If we have a floor (no gravity/forces), a player (gravity, forces) and a vertical stack of objects (gravity, forces), and the player collides with the stack of objects and then continues attempting to move through them, we get some very weird collision behavior (see the stack-up physics test). Mainly, the player and some of the objects clip through each other, or worse through the floor and begin to fall.
We do not know what the root cause is yet.
Details
The core issue seems to be with how we determine final position after a collision
The intent is "check if our move causes overlap/collision. If no, do the move as-is. If yes, move as close as we can to the object without colliding with it"
We do a test based on the collision axis, then determine the offset of the source's center from the target's center. We may change the x or y value of the final position to avoid a collision.
This seems to result in object's "teleporting" to a wrong final position
We also assume that the correctly computed final position doesn't result in us overlapping with any other objects; if A's move collides with B, we assume that calculating the correct final position with A won't result in it overlapping with C.
This assumption has been proven false in code.
This probably has nothing to do with the physics system directly; I expect the same features would emerge if we changed the velocity/forces code to something simpler
I don't want to land this broken collision-testing code, but it "mostly works" and the first game I want to design with Sprawl (Berserk clone) doesn't require this type of physics.
The problem here is that we move our final position into an overlap, not that the move distance is wrong or that forces get added by mistake.
I added some assumption / testing code to confirm we never are overlapping after any final positions / moves during the collision resolution process.
Ideas / Approaches
This isn't a major blocker until we start working on physics based games that have multiple objects colliding at once; not convinced this bug will break simpler games.
It's unlikely changing the physics system will fix this. But, would working with smaller changes in position per-frame help? This could at least give perspective on the problem / see how it results there.
The forces system does "big move, apply drag". Is this resulting in a choppy-but-smooth-looking movement style? How much do we actually move per frame?
It might help if we simplify / start over norvig style with the collision code; currently it's bit of a mess across a few different functions.

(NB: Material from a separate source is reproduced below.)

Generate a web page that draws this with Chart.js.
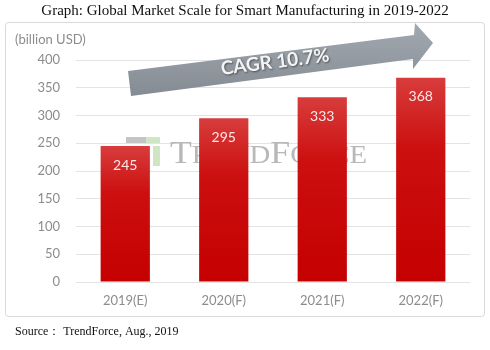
<!DOCTYPE html>
<html><head><meta charset="utf-8">
<script src="https://cdn.jsdelivr.net/npm/chart.js@4"></script>
<style>html,body{margin:0;padding:0;background:#fff}#wrap{width:490px;height:350px}</style>
</head><body><div id="wrap"><canvas id="c" width="490" height="350"></canvas></div>
<script>
const categories = ['2019(E)', '2020(F)', '2021(F)', '2022(F)'];
const marketValues = [245, 295, 333, 368];
const yTickValues = [0, 50, 100, 150, 200, 250, 300, 350, 400];
const titleText = 'Graph: Global Market Scale for Smart Manufacturing in 2019-2022';
const unitText = '(billion USD)';
const sourceText = 'Source\uFF1A TrendForce, Aug., 2019';
const cagrText = 'CAGR 10.7%';

const sans = 'Lato, "Open Sans", sans-serif';
const serif = '"Liberation Serif", "Times New Roman", serif';

const decor = {
  id: 'decor',
  beforeDraw(chart) {
    const ctx = chart.ctx;
    ctx.save();
    ctx.fillStyle = '#fff';
    ctx.fillRect(0, 0, chart.width, chart.height);
    // frame
    ctx.strokeStyle = '#d9d9d9';
    ctx.lineWidth = 1;
    ctx.beginPath();
    ctx.roundRect(5.5, 22.5, 479, 294, 3);
    ctx.stroke();
    // title
    ctx.fillStyle = '#111';
    ctx.font = '15px ' + serif;
    ctx.textAlign = 'center';
    ctx.textBaseline = 'middle';
    ctx.fillText(titleText, 245, 11);
    // source
    ctx.textAlign = 'left';
    ctx.font = '12px ' + serif;
    ctx.fillText(sourceText, 15, 332);
    // unit
    ctx.fillStyle = '#8c8c8c';
    ctx.font = '13px ' + sans;
    ctx.fillText(unitText, 15, 40);
    ctx.restore();
  },
  beforeDatasetsDraw(chart) {
    const ctx = chart.ctx;
    ctx.save();
    // watermark logo
    ctx.fillStyle = '#c4c4c4';
    ctx.fillRect(126, 137, 20, 6);
    ctx.fillStyle = '#cfe6c4';
    ctx.fillRect(146, 137, 14, 6);
    ctx.fillRect(153, 146, 7, 20);
    // watermark text
    ctx.fillStyle = '#b8b8b8';
    ctx.textBaseline = 'alphabetic';
    ctx.textAlign = 'left';
    const parts = [['T', 31], ['REND', 25], ['F', 31], ['ORCE', 25]];
    let w = 0;
    parts.forEach(p => { ctx.font = p[1] + 'px ' + serif; w += ctx.measureText(p[0]).width; });
    const target = 197;
    ctx.translate(170, 163);
    ctx.scale(target / w, 1);
    let x = 0;
    parts.forEach(p => { ctx.font = p[1] + 'px ' + serif; ctx.fillText(p[0], x, 0); x += ctx.measureText(p[0]).width; });
    ctx.restore();
  },
  afterDatasetsDraw(chart) {
    const ctx = chart.ctx;
    ctx.save();
    // value labels
    const meta = chart.getDatasetMeta(0);
    ctx.fillStyle = '#fbeaea';
    ctx.font = '14px ' + sans;
    ctx.textAlign = 'center';
    ctx.textBaseline = 'middle';
    meta.data.forEach((el, i) => {
      ctx.fillText(String(marketValues[i]), el.x, el.y + 19);
    });
    // CAGR arrow
    const g = ctx.createLinearGradient(0, 23, 0, 96);
    g.addColorStop(0, '#a3a9b0');
    g.addColorStop(1, '#848b93');
    ctx.fillStyle = g;
    ctx.beginPath();
    ctx.moveTo(131, 96);
    ctx.lineTo(128, 71);
    ctx.lineTo(414, 35);
    ctx.lineTo(415, 23);
    ctx.lineTo(433, 43);
    ctx.lineTo(413, 69);
    ctx.lineTo(413, 59);
    ctx.closePath();
    ctx.fill();
    ctx.translate(275, 62);
    ctx.rotate(-0.126);
    ctx.font = 'bold 19px ' + sans;
    ctx.shadowColor = 'rgba(0,0,0,0.45)';
    ctx.shadowBlur = 2;
    ctx.shadowOffsetX = 1;
    ctx.shadowOffsetY = 1;
    ctx.fillStyle = '#f4f4f4';
    ctx.fillText(cagrText, 0, 0);
    ctx.restore();
  }
};

new Chart(document.getElementById('c'), {
  type: 'bar',
  data: {
    labels: categories,
    datasets: [{
      data: marketValues,
      backgroundColor(context) {
        const chart = context.chart;
        const ca = chart.chartArea;
        if (!ca) return '#c80000';
        const ys = chart.scales.y;
        const top = ys.getPixelForValue(context.raw);
        const grad = chart.ctx.createLinearGradient(0, top, 0, ys.getPixelForValue(0));
        grad.addColorStop(0, '#d83c3c');
        grad.addColorStop(0.35, '#cc0f0f');
        grad.addColorStop(1, '#c50000');
        return grad;
      },
      borderWidth: 0,
      barPercentage: 0.5,
      categoryPercentage: 1
    }]
  },
  options: {
    responsive: false,
    animation: false,
    devicePixelRatio: 1,
    layout: { padding: { left: 0, right: 20, top: 60, bottom: 40 } },
    plugins: { legend: { display: false }, tooltip: { enabled: false }, title: { display: false } },
    scales: {
      x: {
        grid: { display: false, drawTicks: false },
        border: { display: false },
        ticks: { color: '#8c8c8c', font: { family: sans, size: 13 }, padding: 11 },
        afterFit(s) { s.height = 28; }
      },
      y: {
        min: 0, max: 400,
        afterBuildTicks(s) { s.ticks = yTickValues.map(v => ({ value: v })); },
        grid: { color: '#e3e3e3', drawTicks: false },
        border: { display: false },
        ticks: { color: '#8c8c8c', font: { family: sans, size: 13 }, padding: 16 },
        afterFit(s) { s.width = 76; }
      }
    }
  },
  plugins: [decor]
});
</script></body></html>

Some edge cases appear to be from a very small object colliding with a very large one; a tiny rectangle can collide with a massive one via an X/Y or X move. Should we compare sizes and test accordingly?
If a tiny rectangle is directly left of a large one, but not directly below it, it should be able to perform the Y portion of an X/Y move, but not all of the X portion. Moving straight up won't cause a collision. Does our code reflect this?
What working examples exist for checking these types of collisions? Can I look at Elliott's code, or other examples and compare? What about the SDL demos?
Summary
If we have a floor (no gravity/forces), a player (gravity, forces) and a vertical stack of objects (gravity, forces), and the player collides with the stack of objects and then continues attempting to move through them, we get some very weird collision behavior (see the stack-up physics test). Mainly, the player and some of the objects clip through each other, or worse through the floor and begin to fall. We do not know what the root cause is yet.